How Advisors Should Stage Diligence Readiness Across Twelve Months
Diligence readiness fails when it is treated as a checklist run in the weeks before market. It works when it is treated as a sequence run across the year before, because each piece depends on the one before it. An advisor who understands that sequence protects the seller's price. An advisor who runs the list in the wrong order surfaces problems too late to fix them, which means the buyer surfaces them instead.
Here is the staging I use, quarter by quarter.
Months twelve to nine. Start with the numbers, not the story. The first work is a sell-side view of quality of earnings: reconcile the books to cash, confirm accounting policy has been consistent, and build the add-back schedule against actual transactions. This has to come first because everything downstream, from valuation to buyer selection, depends on an EBITDA figure that will survive scrutiny. If the add-backs collapse, the whole plan is built on the wrong number. This is also the quarter to normalize working capital and understand the seasonal swing, so the eventual peg is negotiated from knowledge rather than surprise.

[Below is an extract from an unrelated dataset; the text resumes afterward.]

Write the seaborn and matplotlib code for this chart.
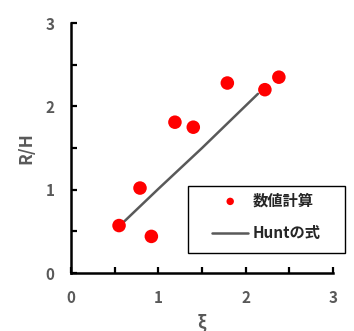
import matplotlib
matplotlib.use("Agg")
import matplotlib.pyplot as plt
from matplotlib.patches import Rectangle
import numpy as np
import pandas as pd
import seaborn as sns

# values
xi_num = [0.55, 0.79, 0.92, 1.19, 1.40, 1.79, 2.22, 2.38]
rh_num = [0.57, 1.02, 0.44, 1.81, 1.75, 2.28, 2.20, 2.35]
xi_hunt = [0.56, 1.00, 1.50, 2.14]
rh_hunt = [0.57, 1.01, 1.50, 2.15]
tick_values = [0, 0.5, 1, 1.5, 2, 2.5, 3]
tick_labels = ["0", "", "1", "", "2", "", "3"]
label_num = "数値計算"
label_hunt = "Huntの式"

sns.set_style("ticks")
plt.rcParams["font.family"] = ["Noto Sans CJK JP", "DejaVu Sans"]
plt.rcParams["font.weight"] = "bold"

gray = "#595959"

fig = plt.figure(figsize=(3.54, 3.31), dpi=100)
ax = fig.add_axes([0.2006, 0.175, 0.7401, 0.7555])

num_df = pd.DataFrame({"xi": xi_num, "rh": rh_num})
hunt_df = pd.DataFrame({"xi": xi_hunt, "rh": rh_hunt})

sns.lineplot(data=hunt_df, x="xi", y="rh", ax=ax, color=gray, linewidth=1.8,
             label=label_hunt, zorder=2)
sns.scatterplot(data=num_df, x="xi", y="rh", ax=ax, color="#ff0000", s=95,
                edgecolor="none", label=label_num, zorder=3)

ax.set_xlim(0, 3)
ax.set_ylim(0, 3)
ax.set_xticks(tick_values)
ax.set_xticklabels(tick_labels)
ax.set_yticks(tick_values)
ax.set_yticklabels(tick_labels)
ax.tick_params(direction="in", length=4.5, width=1.6, color="black",
               labelsize=11, labelcolor=gray, pad=12)
for lbl in ax.get_xticklabels() + ax.get_yticklabels():
    lbl.set_fontweight("bold")

for side in ["top", "right"]:
    ax.spines[side].set_visible(False)
for side in ["left", "bottom"]:
    ax.spines[side].set_linewidth(1.8)
    ax.spines[side].set_color("black")

ax.set_xlabel("ξ", fontsize=12, color=gray, fontweight="bold", labelpad=5)
ax.set_ylabel("R/H", fontsize=12.5, color=gray, fontweight="bold", labelpad=7)

# legend: entries reordered (points first), framed by a box in figure coords
handles, labels = ax.get_legend_handles_labels()
order = [labels.index(label_num), labels.index(label_hunt)]
ax.get_legend().remove()
leg = fig.legend([handles[i] for i in order], [labels[i] for i in order],
                 loc="center", bbox_to_anchor=(0.7528, 0.345),
                 frameon=False, fontsize=11, handlelength=2.35,
                 handletextpad=0.3, labelspacing=1.1, markerscale=0.55)
for txt in leg.get_texts():
    txt.set_fontweight("bold")

fig.add_artist(Rectangle((188 / 354, 1 - 253 / 331), 157 / 354, 67 / 331,
                         transform=fig.transFigure, fill=False,
                         edgecolor="black", linewidth=1.0))

fig.savefig("out.png", dpi=100)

Months nine to six. Now the business, not the books. Document customer relationships and concentration, contracts and renewal terms, and the durability of the top line. If one customer is twenty percent of revenue, the fix is not to hide it, it is to build a retention story a buyer can underwrite. This quarter also covers the operational dependencies: which processes live only in the founder's head, and what a transition would actually require. Buyers pay for a business that runs without the seller, and that condition takes months to build, not weeks.
Months six to three. Assemble the data room and pressure-test it adversarially. The point of an early data room is not tidiness. It is to run diligence on yourself before the buyer does, using someone who will look for the holes rather than admire the organization. Every gap found here is a gap fixed on your timeline and your terms. Every gap found by the buyer later is a repricing conversation on theirs. This is also the quarter to map the buyer universe and prepare the founder for the fact that different buyer types will negotiate differently.
Months three to zero. Only now does the marketing process begin: the book, the buyer outreach, the management presentations. By this point the numbers are defensible, the business runs without the founder, and the data room has already been stress-tested. The market sees a company that was built to withstand diligence, and the price reflects it.
The reason the order matters is causal, not cosmetic. You cannot select buyers intelligently until you know your defensible EBITDA. You cannot build a retention story until you know your concentration. You cannot run a clean process until the data room has survived an adversarial review. Run the list out of order and you spend the last month discovering a problem you needed nine months to solve.
This is the same discipline I described from the seller's side in why M&A advisory engagements should begin twelve months before the mandate, and it connects directly to the patterns that predict a clean close in three patterns that predict whether a deal closes at the LOI price. The staging is where those patterns are actually built.
An advisor's real product is not the auction. It is the twelve months of sequenced preparation that make the auction close at the number it opened at. When the staging is right, diligence confirms the story rather than dismantling it. That is the outcome we design for, quarter by quarter, at Cordis Group.